### Task brief
The lines from the top of the material below through the line containing "guide_x0, guide_x1, guide_ybot, guide_ytop" are to be printed exactly, with pictures omitted.

--- Start Data block ---

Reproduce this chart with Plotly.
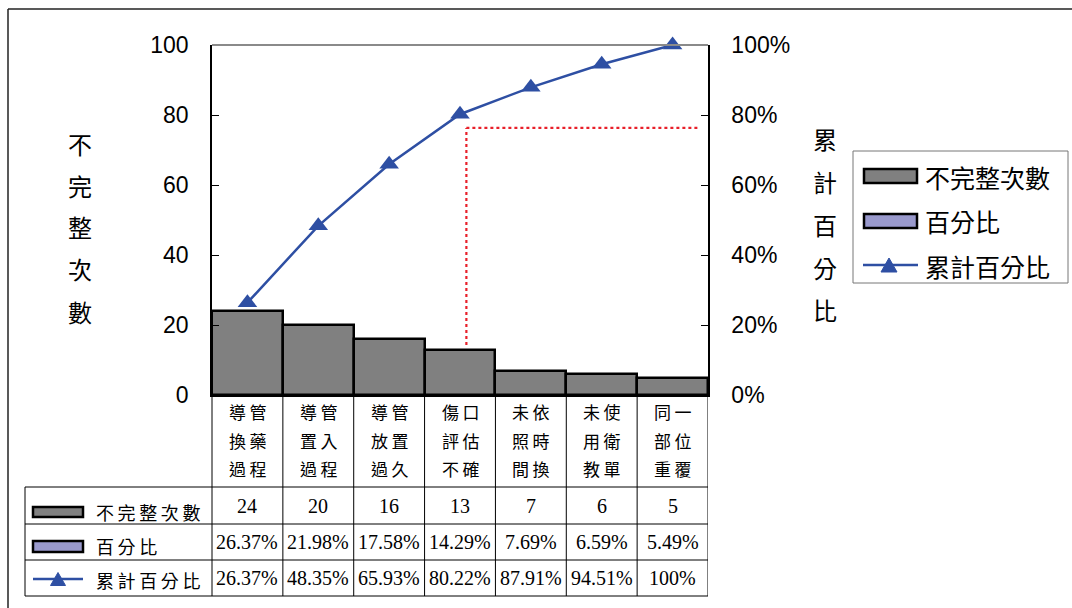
import plotly.graph_objects as go

W, H = 1072, 608

# ---------------- data ----------------
category_lines = [
    ["導管", "換藥", "過程"],
    ["導管", "置入", "過程"],
    ["導管", "放置", "過久"],
    ["傷口", "評估", "不確"],
    ["未依", "照時", "間換"],
    ["未使", "用衛", "教單"],
    ["同一", "部位", "重覆"],
]
counts = [24, 20, 16, 13, 7, 6, 5]
percent_labels = ["26.37%", "21.98%", "17.58%", "14.29%", "7.69%", "6.59%", "5.49%"]
cumulative = [0.2637, 0.4835, 0.6593, 0.8022, 0.8791, 0.9451, 1.00]
cumulative_labels = ["26.37%", "48.35%", "65.93%", "80.22%", "87.91%", "94.51%", "100%"]
series_names = ["不完整次數", "百分比", "累計百分比"]
left_ticks = [0, 20, 40, 60, 80, 100]
right_ticks = [0, 0.2, 0.4, 0.6, 0.8, 1.0]
left_title = "不完整次數"
right_title = "累計百分比"
# red dotted guide (data coords: x index, y2 fraction)
guide_x0, guide_x1, guide_ybot, guide_ytop = 3.09, 6.39, 0.143, 0.763

# ---------------- style ----------------
BAR_COLOR = "#808080"
PCT_COLOR = "#9999CC"
LINE_COLOR = "#2E4FA3"
SANS = "Liberation Sans, Arial, sans-serif"
CJK = "Noto Sans CJK TC, sans-serif"
TABLE_FONT = "Liberation Serif, Noto Sans CJK TC, serif"


def X(px):
    return px / W


def Y(py):
    return 1 - py / H


idx = list(range(len(counts)))

fig = go.Figure()
fig.add_trace(go.Bar(
    x=idx, y=counts, width=1, name=series_names[0],
    marker=dict(color=BAR_COLOR, line=dict(color="black", width=2.5)),
    showlegend=False,
))
fig.add_trace(go.Scatter(
    x=idx, y=cumulative, yaxis="y2", name=series_names[2],
    mode="lines+markers", cliponaxis=False,
    line=dict(color=LINE_COLOR, width=2.5),
    marker=dict(symbol="triangle-up", size=17, color=LINE_COLOR),
    showlegend=False,
))

shapes = []
ann = []

# plot frame pieces
shapes.append(dict(type="line", xref="paper", yref="paper", x0=X(212), x1=X(708), y0=Y(45), y1=Y(45),
                   line=dict(color="#8a8a8a", width=2)))
# outer border
shapes.append(dict(type="line", xref="paper", yref="paper", x0=X(8), x1=1, y0=Y(9), y1=Y(9),
                   line=dict(color="#222", width=1.5)))
shapes.append(dict(type="line", xref="paper", yref="paper", x0=X(8), x1=X(8), y0=Y(9), y1=0,
                   line=dict(color="#222", width=1.5)))

# red dotted guide
shapes.append(dict(type="line", xref="x", yref="y2", x0=guide_x0, x1=guide_x0, y0=guide_ybot, y1=guide_ytop,
                   line=dict(color="#E8202A", width=2.2, dash="dot")))
shapes.append(dict(type="line", xref="x", yref="y2", x0=guide_x0, x1=guide_x1, y0=guide_ytop, y1=guide_ytop,
                   line=dict(color="#E8202A", width=2.2, dash="dot")))

# ---------------- data table ----------------
row_top, row1, row2, row3, row_bot = 395, 487, 524, 560, 596
tline = dict(color="black", width=1)
for yy in [row1, row2, row3, row_bot]:
    shapes.append(dict(type="line", xref="paper", yref="paper", x0=X(25), x1=X(708), y0=Y(yy), y1=Y(yy), line=tline))
shapes.append(dict(type="line", xref="paper", yref="paper", x0=X(25), x1=X(25), y0=Y(row1), y1=Y(row_bot), line=tline))
shapes.append(dict(type="line", xref="paper", yref="paper", x0=X(212), x1=X(212), y0=Y(row_top), y1=Y(row_bot), line=tline))
for i in range(len(counts)):
    shapes.append(dict(type="line", xref="x", yref="paper", x0=i + 0.5, x1=i + 0.5, y0=Y(row_top), y1=Y(row_bot), line=tline))

label_line_y = [413, 442, 470]
for i, lines in enumerate(category_lines):
    for ly, txt in zip(label_line_y, lines):
        ann.append(dict(xref="x", yref="paper", x=i, y=Y(ly), text="\u2009".join(txt), showarrow=False,
                        font=dict(family=TABLE_FONT, size=17, color="black"), xanchor="center", yanchor="middle"))
    ann.append(dict(xref="x", yref="paper", x=i, y=Y(506), text=str(counts[i]), showarrow=False,
                    font=dict(family=TABLE_FONT, size=20, color="black"), xanchor="center", yanchor="middle"))
    ann.append(dict(xref="x", yref="paper", x=i, y=Y(542), text=percent_labels[i], showarrow=False,
                    font=dict(family=TABLE_FONT, size=20, color="black"), xanchor="center", yanchor="middle"))
    ann.append(dict(xref="x", yref="paper", x=i, y=Y(578), text=cumulative_labels[i], showarrow=False,
                    font=dict(family=TABLE_FONT, size=20, color="black"), xanchor="center", yanchor="middle"))

# table legend keys
shapes.append(dict(type="rect", xref="paper", yref="paper", x0=X(33), x1=X(83), y0=Y(517), y1=Y(507),
                   fillcolor=BAR_COLOR, line=dict(color="black", width=2.5)))
shapes.append(dict(type="rect", xref="paper", yref="paper", x0=X(33), x1=X(83), y0=Y(552), y1=Y(541),
                   fillcolor=PCT_COLOR, line=dict(color="black", width=2.5)))
shapes.append(dict(type="line", xref="paper", yref="paper", x0=X(33), x1=X(83), y0=Y(579), y1=Y(579),
                   line=dict(color=LINE_COLOR, width=2.5)))


def tri(cx, cy, w, h):
    return (f"M {X(cx - w / 2)} {Y(cy + h / 2)} L {X(cx + w / 2)} {Y(cy + h / 2)} "
            f"L {X(cx)} {Y(cy - h / 2)} Z")


shapes.append(dict(type="path", xref="paper", yref="paper", path=tri(58, 579, 15, 13),
                   fillcolor=LINE_COLOR, line=dict(color=LINE_COLOR, width=1)))
for yy, name in zip([512, 546, 580], series_names):
    ann.append(dict(xref="paper", yref="paper", x=X(94), y=Y(yy), text="\u2009".join(name), showarrow=False,
                    font=dict(family=CJK, size=18, color="black"), xanchor="left", yanchor="middle"))

# ---------------- right legend ----------------
shapes.append(dict(type="rect", xref="paper", yref="paper", x0=X(853), x1=X(1068), y0=Y(283), y1=Y(151),
                   fillcolor="white", line=dict(color="#777", width=1)))
shapes.append(dict(type="rect", xref="paper", yref="paper", x0=X(864), x1=X(917), y0=Y(183), y1=Y(169),
                   fillcolor=BAR_COLOR, line=dict(color="black", width=2.5)))
shapes.append(dict(type="rect", xref="paper", yref="paper", x0=X(864), x1=X(917), y0=Y(228), y1=Y(214),
                   fillcolor=PCT_COLOR, line=dict(color="black", width=2.5)))
shapes.append(dict(type="line", xref="paper", yref="paper", x0=X(863), x1=X(918), y0=Y(265), y1=Y(265),
                   line=dict(color=LINE_COLOR, width=2.5)))
shapes.append(dict(type="path", xref="paper", yref="paper", path=tri(889, 265, 16, 14),
                   fillcolor=LINE_COLOR, line=dict(color=LINE_COLOR, width=1)))
for yy, name in zip([177, 221, 266], series_names):
    ann.append(dict(xref="paper", yref="paper", x=X(923), y=Y(yy), text=name, showarrow=False,
                    font=dict(family=CJK, size=25, color="black"), xanchor="left", yanchor="middle"))

# ---------------- axis titles (stacked characters) ----------------
for k, ch in enumerate(left_title):
    ann.append(dict(xref="paper", yref="paper", x=X(80), y=Y(143 + 42 * k), text=ch, showarrow=False,
                    font=dict(family=CJK, size=24, color="black"), xanchor="center", yanchor="middle"))
for k, ch in enumerate(right_title):
    ann.append(dict(xref="paper", yref="paper", x=X(825), y=Y(138 + 43 * k), text=ch, showarrow=False,
                    font=dict(family=CJK, size=24, color="black"), xanchor="center", yanchor="middle"))

fig.update_layout(
    template="none",
    width=W, height=H, autosize=False,
    margin=dict(l=0, r=0, t=0, b=0, pad=0, autoexpand=False),
    paper_bgcolor="white", plot_bgcolor="white",
    bargap=0, showlegend=False,
    xaxis=dict(domain=[X(212), X(708)], range=[-0.5, len(counts) - 0.5], showticklabels=False,
               showgrid=False, zeroline=False, ticks="", showline=True, linecolor="black", linewidth=2,
               fixedrange=True, automargin=False),
    yaxis=dict(domain=[Y(395), Y(45)], range=[0, 100], tickvals=left_ticks, ticks="inside", ticklen=7,
               tickcolor="black", showline=True, linecolor="black", linewidth=1.5, showgrid=False,
               zeroline=False, ticklabelstandoff=17, automargin=False,
               tickfont=dict(family=SANS, size=23, color="black")),
    yaxis2=dict(overlaying="y", side="right", anchor="x", range=[0, 1], tickvals=right_ticks,
                tickformat=".0%", ticks="inside", ticklen=7, tickcolor="black", showline=True,
                linecolor="black", linewidth=1.5, showgrid=False, zeroline=False, ticklabelstandoff=17,
                automargin=False, tickfont=dict(family=SANS, size=23, color="black")),
    shapes=shapes, annotations=ann,
)

fig.write_html("out.html")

--- End Data block ---

### Response to the task
Reproduce this chart with Plotly.
import plotly.graph_objects as go

W, H = 1072, 608

# ---------------- data ----------------
category_lines = [
    ["導管", "換藥", "過程"],
    ["導管", "置入", "過程"],
    ["導管", "放置", "過久"],
    ["傷口", "評估", "不確"],
    ["未依", "照時", "間換"],
    ["未使", "用衛", "教單"],
    ["同一", "部位", "重覆"],
]
counts = [24, 20, 16, 13, 7, 6, 5]
percent_labels = ["26.37%", "21.98%", "17.58%", "14.29%", "7.69%", "6.59%", "5.49%"]
cumulative = [0.2637, 0.4835, 0.6593, 0.8022, 0.8791, 0.9451, 1.00]
cumulative_labels = ["26.37%", "48.35%", "65.93%", "80.22%", "87.91%", "94.51%", "100%"]
series_names = ["不完整次數", "百分比", "累計百分比"]
left_ticks = [0, 20, 40, 60, 80, 100]
right_ticks = [0, 0.2, 0.4, 0.6, 0.8, 1.0]
left_title = "不完整次數"
right_title = "累計百分比"
# red dotted guide (data coords: x index, y2 fraction)
guide_x0, guide_x1, guide_ybot, guide_ytop = 3.09, 6.39, 0.143, 0.763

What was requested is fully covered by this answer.